Foreign charter flights ban causes annual loss of $4.5 million to Almaty airport
Airport of Almaty city. ©Yaroslav Radlovsky
The Airport of Almaty is loosing over $4.5 million annually because of the ban on foreign charter flights from Kazakhstan. $4.5 million is the airport's loss from lack of foreign charters from Almaty to Turkey alone, Tengrinews reports according to Daulet Mamekov, Vice-President for Economy and Development of International Airport of Almaty. According to Daulet Mamekov, more than 250 flights were made from Almaty to Antalya and Bodrum during the summer period only. According to Almaty airport, the revenue from ground services to non-resident air companies made 4.3 million tenge ($28 thousand) while the revenue from provision of the same services to Kazakhstan resident air companies makes 700-900 thousand tenge ($4.5-5.8 thousand). "The calculated services include provision of our own fuel and lubricants to the companies.

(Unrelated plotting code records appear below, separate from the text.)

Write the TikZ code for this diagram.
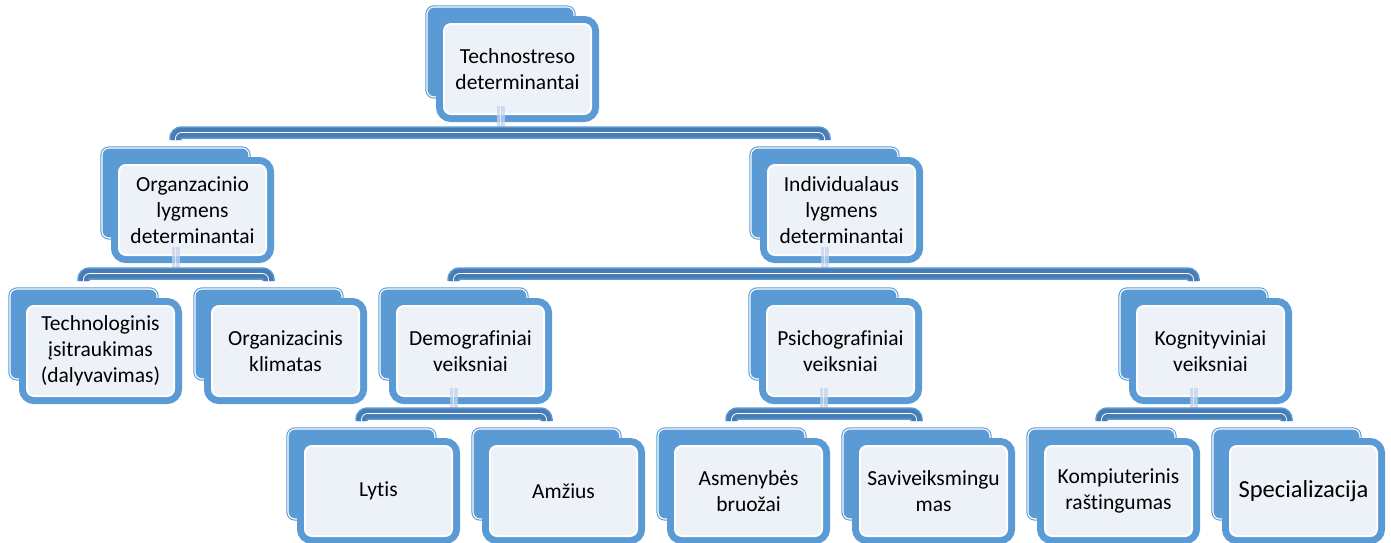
\documentclass[tikz,border=0pt]{standalone}
\usepackage{fontspec}
\setmainfont{Carlito}[Ligatures={NoCommon}]
\usetikzlibrary{calc}
\definecolor{boxblue}{RGB}{91,155,213}
\definecolor{bardark}{RGB}{72,124,180}
\definecolor{boxfill}{RGB}{237,242,249}
\definecolor{stemcol}{RGB}{196,212,234}
\tikzset{
  backbox/.style={rectangle, rounded corners=7pt, minimum width=147pt, minimum height=90pt,
    inner sep=0pt, outer sep=0pt, fill=boxblue, draw=boxblue, double=white,
    double distance=1.1pt, line width=1.1pt},
  frontbox/.style={rectangle, rounded corners=7pt, minimum width=147pt, minimum height=90pt,
    inner sep=0pt, outer sep=0pt, fill=boxfill, draw=white, line width=2pt,
    preaction={draw=boxblue, line width=16pt},
    align=center, text width=145pt, font=\fontsize{21.5}{26}\selectfont},
  barouter/.style={draw=boxblue, line width=12.5pt, rounded corners=6pt},
  barinner/.style={draw=bardark, line width=9.5pt, rounded corners=6pt},
  barline/.style={draw=white, line width=0.8pt, rounded corners=6pt},
  stemwide/.style={draw=stemcol, line width=8pt, opacity=0.75},
  stemline/.style={draw=white, line width=1.2pt, opacity=0.6},
}
\newcommand\tbox[4]{%
  \node[backbox] (#1b) at (#2+73.5, #3+45) {};
  \node[frontbox] (#1) at (#2+90.5, #3+62) {#4};
}
\newcommand\linkbar[3]{% first child, last child, parent
  \coordinate (#3barL) at ([yshift=15.5pt]#1b.north);
  \coordinate (#3barR) at ([yshift=15.5pt]#2b.north);
  \draw[stemwide] ([yshift=8pt]#3.south -| #3b.south) -- (#3b.south |- #3barL);
  \draw[stemline] ([yshift=8pt]#3.south -| #3b.south) -- (#3b.south |- #3barL);
  \foreach \sty in {barouter,barinner,barline}{
    \draw[\sty] ([yshift=8pt]#1b.north) -- (#3barL) -- (#3barR) -- ([yshift=8pt]#2b.north);
  }
}
\begin{document}
\begin{tikzpicture}[x=1pt,y=-1pt]
\useasboundingbox (0,0) rectangle (1391,542);
\tbox{root}{427}{7}{Technostreso\\determinantai}
\tbox{org}{102}{148}{Organzacinio\\lygmens\\determinantai}
\tbox{ind}{751}{148}{Individualaus\\lygmens\\determinantai}
\tbox{tech}{10}{289}{Technologinis\\įsitraukimas\\(dalyvavimas)}
\tbox{klim}{195}{289}{Organizacinis\\klimatas}
\tbox{demo}{380}{289}{Demografiniai\\veiksniai}
\tbox{psich}{750}{289}{Psichografiniai\\veiksniai}
\tbox{kogn}{1120}{289}{Kognityviniai\\veiksniai}
\tbox{lytis}{288}{429}{Lytis}
\tbox{amz}{473}{429}{Amžius}
\tbox{asm}{658}{429}{Asmenybės\\bruožai}
\tbox{sav}{843}{429}{Saviveiksmingu\\mas}
\tbox{komp}{1028}{429}{Kompiuterinis\\raštingumas}
\tbox{spec}{1213}{429}{\fontsize{24.5}{29}\selectfont Specializacija}
\linkbar{org}{ind}{root}
\linkbar{tech}{klim}{org}
\linkbar{demo}{kogn}{ind}
\linkbar{lytis}{amz}{demo}
\linkbar{asm}{sav}{psich}
\linkbar{komp}{spec}{kogn}
\end{tikzpicture}
\end{document}
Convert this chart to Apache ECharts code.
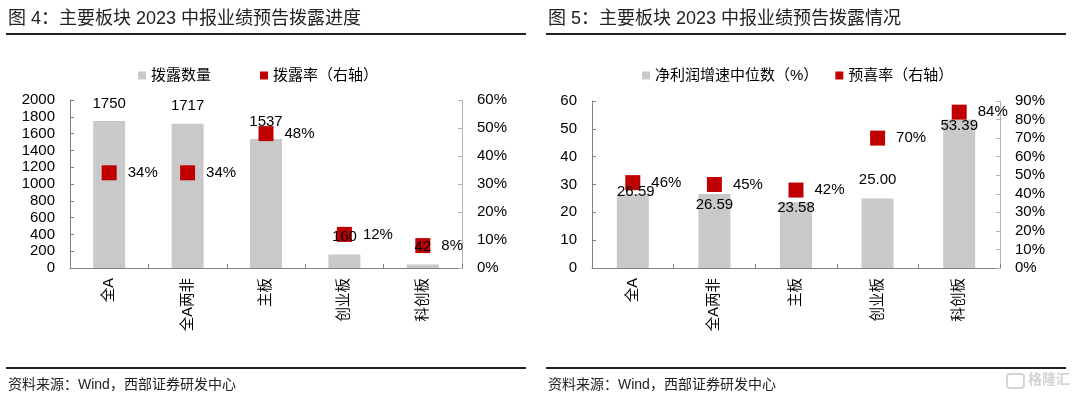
<!DOCTYPE html>
<html>
<head>
<meta charset="utf-8">
<script src="https://cdn.jsdelivr.net/npm/echarts@6/dist/echarts.min.js"></script>
<style>
  html, body { margin: 0; padding: 0; background: #fff; }
  #chart { width: 1080px; height: 399px; }
</style>
</head>
<body>
<div id="chart"></div>
<script>
const FONT = '"Liberation Sans", Arial, "Noto Sans CJK SC", sans-serif'

// 数据
const categories = ['全A', '全A两非', '主板', '创业板', '科创板']
// 图4
const disclosedCount = [1750, 1717, 1537, 160, 42]
const disclosedRate = [34, 34, 48, 12, 8]
// 图5
const profitGrowthMedian = [26.59, 26.59, 23.58, 25.00, 53.39]
const preJoyRate = [46, 45, 42, 70, 84]

// 图5 柱标签的手动微调（原图标签位置不统一）
const growthLabelShift = [[3, 5], [0, 18], [0, 13], [0, -11], [0, 14]]

const colBar = '#c9c9c9'
const colRed = '#c00000'
const axisDark = '#808080'
const axisLight = '#b4b4b4'

function catAxis(gridIndex) {
  return {
    type: 'category',
    gridIndex,
    data: categories,
    axisLine: { lineStyle: { color: axisDark } },
    axisTick: { show: true, inside: true, length: 4, lineStyle: { color: axisDark } },
    axisLabel: { rotate: 90, margin: 10, fontSize: 14.5, color: '#000', fontFamily: FONT },
  }
}

function valAxis(gridIndex, max, interval, pos, pct) {
  return {
    type: 'value',
    gridIndex,
    position: pos,
    min: 0,
    max,
    interval,
    splitLine: { show: false },
    axisLine: { show: true, lineStyle: { color: pos === 'left' ? axisDark : axisLight } },
    axisTick: { show: true, inside: true, length: 4, lineStyle: { color: pos === 'left' ? axisDark : axisLight } },
    axisLabel: {
      margin: 15, fontSize: 15, color: '#000', fontFamily: FONT,
      formatter: (v) => pct ? v + '%' : String(v),
    },
  }
}

function legend(left, itemGap, names) {
  return {
    left, top: 63, itemGap,
    itemWidth: 8, itemHeight: 8,
    icon: 'rect',
    textStyle: { fontSize: 15, color: '#000', fontFamily: FONT },
    data: names,
  }
}

function panelGraphics(x, title) {
  return [
    { type: 'text', left: x + 8, top: 10, style: { text: title, font: '18px ' + FONT, fill: '#222' } },
    { type: 'rect', shape: { x: x + 6, y: 33, width: 520, height: 2 }, style: { fill: '#222' } },
    { type: 'rect', shape: { x: x + 6, y: 367, width: 520, height: 2 }, style: { fill: '#222' } },
    { type: 'text', left: x + 8, top: 378, style: { text: '资料来源：Wind，西部证券研发中心', font: '14px ' + FONT, fill: '#222' } },
  ]
}

const rateLabel = {
  show: true, position: 'right', distance: 11,
  fontSize: 15, color: '#000', fontFamily: FONT,
  formatter: (p) => p.value + '%',
}

const barLabelStyle = { show: true, fontSize: 15, color: '#000', fontFamily: FONT }

// 透明柱只用来承载数值标签，让标签压在红色方块上面
function labelCarrier(xi, yi, data, label) {
  return {
    type: 'bar',
    xAxisIndex: xi, yAxisIndex: yi,
    data,
    barWidth: 32,
    barGap: '-100%',
    itemStyle: { color: 'rgba(0,0,0,0)' },
    label,
    silent: true,
    z: 4,
  }
}

const option = {
  animation: false,
  textStyle: { fontFamily: FONT },
  grid: [
    { left: 70, top: 100, width: 392, height: 168 },
    { left: 592, top: 101, width: 408, height: 167 },
  ],
  legend: [
    legend(133, 49, ['拨露数量', '拨露率（右轴）']),
    legend(637, 17, ['净利润增速中位数（%）', '预喜率（右轴）']),
  ],
  xAxis: [catAxis(0), catAxis(1)],
  yAxis: [
    valAxis(0, 2000, 200, 'left', false),
    valAxis(0, 60, 10, 'right', true),
    valAxis(1, 60, 10, 'left', false),
    valAxis(1, 90, 10, 'right', true),
  ],
  series: [
    {
      name: '拨露数量',
      type: 'bar',
      xAxisIndex: 0, yAxisIndex: 0,
      data: disclosedCount,
      barWidth: 32,
      itemStyle: { color: colBar },
      z: 2,
    },
    labelCarrier(0, 0, disclosedCount, { ...barLabelStyle, position: 'top', distance: 10 }),
    {
      name: '拨露率（右轴）',
      type: 'scatter',
      xAxisIndex: 0, yAxisIndex: 1,
      data: disclosedRate,
      symbol: 'rect',
      symbolSize: 15,
      itemStyle: { color: colRed, opacity: 1 },
      label: rateLabel,
      z: 3,
    },
    {
      name: '净利润增速中位数（%）',
      type: 'bar',
      xAxisIndex: 1, yAxisIndex: 2,
      data: profitGrowthMedian,
      barWidth: 32,
      itemStyle: { color: colBar },
      z: 2,
    },
    labelCarrier(1, 2,
      profitGrowthMedian.map((v, i) => ({ value: v, label: { offset: growthLabelShift[i] } })),
      { ...barLabelStyle, position: 'top', distance: 0, formatter: (p) => p.value.toFixed(2) }),
    {
      name: '预喜率（右轴）',
      type: 'scatter',
      xAxisIndex: 1, yAxisIndex: 3,
      data: preJoyRate,
      symbol: 'rect',
      symbolSize: 15,
      itemStyle: { color: colRed, opacity: 1 },
      label: rateLabel,
      z: 3,
    },
  ],
  graphic: [
    ...panelGraphics(0, '图 4：主要板块 2023 中报业绩预告拨露进度'),
    ...panelGraphics(540, '图 5：主要板块 2023 中报业绩预告拨露情况'),
    // 水印
    { type: 'rect', shape: { x: 1007, y: 374, width: 17, height: 14, r: 3 }, style: { fill: 'none', stroke: '#d4d4d4', lineWidth: 2 } },
    { type: 'text', left: 1028, top: 373, style: { text: '格隆汇', font: 'bold 14px ' + FONT, fill: '#d4d4d4' } },
  ],
}

const chart = echarts.init(document.getElementById('chart'))
chart.setOption(option)
</script>
</body>
</html>
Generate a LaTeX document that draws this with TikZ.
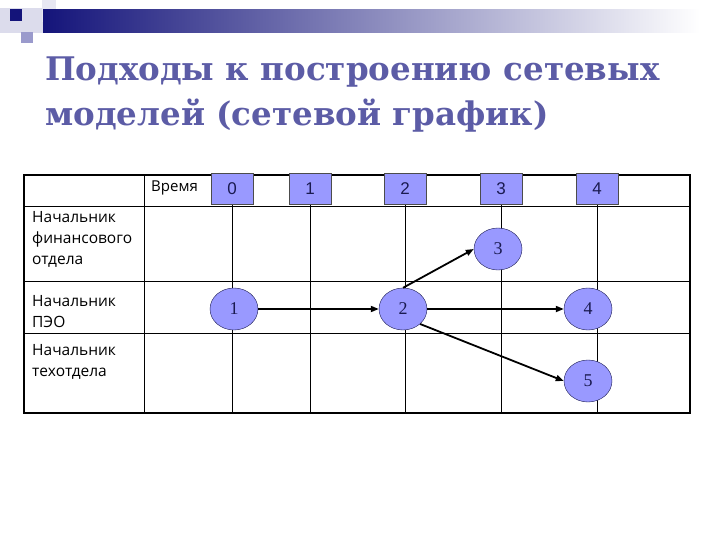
\documentclass[tikz,border=0pt]{standalone}
\usepackage{fontspec}
\setmainfont{Open Sans}
\newfontfamily\titlefont{DejaVu Serif}
\newfontfamily\numfont{Liberation Sans}
\newfontfamily\eventfont{Liberation Serif}
\usetikzlibrary{arrows.meta,positioning,calc,shapes.geometric}
\definecolor{navy}{HTML}{14147A}
\definecolor{lavender}{HTML}{9999FF}
\definecolor{titleblue}{HTML}{5C5CA6}
\definecolor{inkblue}{HTML}{1A1A50}
\definecolor{paleblue}{HTML}{DCDCEC}
\definecolor{midlav}{HTML}{9A9ACC}
\tikzset{
  title/.style={font=\titlefont\bfseries\fontsize{32.5}{45}\selectfont,anchor=base west,align=left,inner sep=0pt},
  rowlabel/.style={font=\fontsize{15.5}{21}\selectfont,anchor=north west,align=left,inner sep=0pt},
  timebox/.style={draw=gray!60!black,fill=lavender,minimum width=42pt,minimum height=31pt,inner sep=0pt,font=\numfont\fontsize{17}{19}\selectfont,text=inkblue},
  event/.style={ellipse,draw=inkblue,fill=lavender,minimum width=48pt,minimum height=42pt,inner sep=0pt,font=\eventfont\fontsize{18}{20}\selectfont,text=inkblue},
  gridline/.style={line width=0.9pt},
  frame/.style={line width=2.2pt},
  arr/.style={-{Triangle[length=8pt,width=6pt]},line width=1.8pt}
}
\begin{document}
\begin{tikzpicture}[x=1pt,y=-1pt]
\path[use as bounding box,fill=white] (0,0) rectangle (720,540);
% top decoration
\fill[paleblue] (0,8) rectangle (43,33);
\fill[paleblue!70] (42,0) rectangle (56,22);
\fill[navy] (10,9) rectangle (22,21);
\fill[midlav] (21,32) rectangle (33,43);
\shade[left color=navy,right color=white] (43,10) rectangle (700,33);
% title
\node[title,text=titleblue] (titletext) at (45,126) {Подходы к построению сетевых\\моделей (сетевой график)};
% table
\coordinate (tl) at (24,175);
\coordinate (br) at (690,413);
\draw[gridline] (144,175) -- (144,413);
\draw[gridline] (24,206) -- (690,206);
\draw[gridline] (24,281) -- (690,281);
\draw[gridline] (24,333) -- (690,333);
\node[font=\fontsize{15}{17}\selectfont,anchor=west,inner sep=0pt] (vremya) at (151,188) {Время};
\foreach \t/\x in {0/232,1/310,2/405,3/501,4/597}{
  \node[timebox] (t\t) at (\x,188.5) {\t};
  \draw[gridline] (t\t.south) -- (t\t.south |- br);
}
\draw[frame] (tl) rectangle (br);
\foreach \t in {0,...,4}{
  \node[timebox] at (t\t) {\t};
}
\node[rowlabel] (lab1) at (32,211) {Начальник\\финансового\\отдела};
\node[rowlabel] (lab2) at (32,295) {Начальник\\ПЭО};
\node[rowlabel] (lab3) at (32,344) {Начальник\\техотдела};
% events
\node[event] (n1) at (234,309) {1};
\node[event] (n2) at (403,309) {2};
\node[event] (n3) at (498,249) {3};
\node[event] (n4) at (588,309) {4};
\node[event] (n5) at (588,381) {5};
\draw[arr] (n1) -- (n2);
\draw[arr] (n2.north) -- (n3.west);
\draw[arr] (n2) -- (n4);
\draw[arr] (n2.south east) -- (n5.west);
\end{tikzpicture}
\end{document}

The cost of Almaty-Antalya return ticket of a foreign air company like Atlas Jet, Pegasus, Corendon Airlines clear of all discounts and privileges has always been lower than that of a Kazakhstani company. (... ) The airports are already experiencing losses because SCAT air company service its planes on its own. Substitution of foreign charter companies making flights to Turkey with Kazakhstan's local air companies will mean an annual loss of $4.5 million for the international airport of Almaty," he said. Kazakhstan adopted the law ban foreign carriers from making charter flights from Kazakhstan in summer, but then postponed it to October. Now only Kazakhstan air companies are allowed to make these flights. The amendments are called to support development of the local aviation. Besides according to Serik Mukhtybayev, Chairman of the Civil Aviation Commission of Kazakhstan, the new regulation is called to provide greater guarantees to the passengers and ensure proper control over the flights' safety. However, the market is skeptical about the new law, because local companies lack the planes to meet the demand for the charter flights.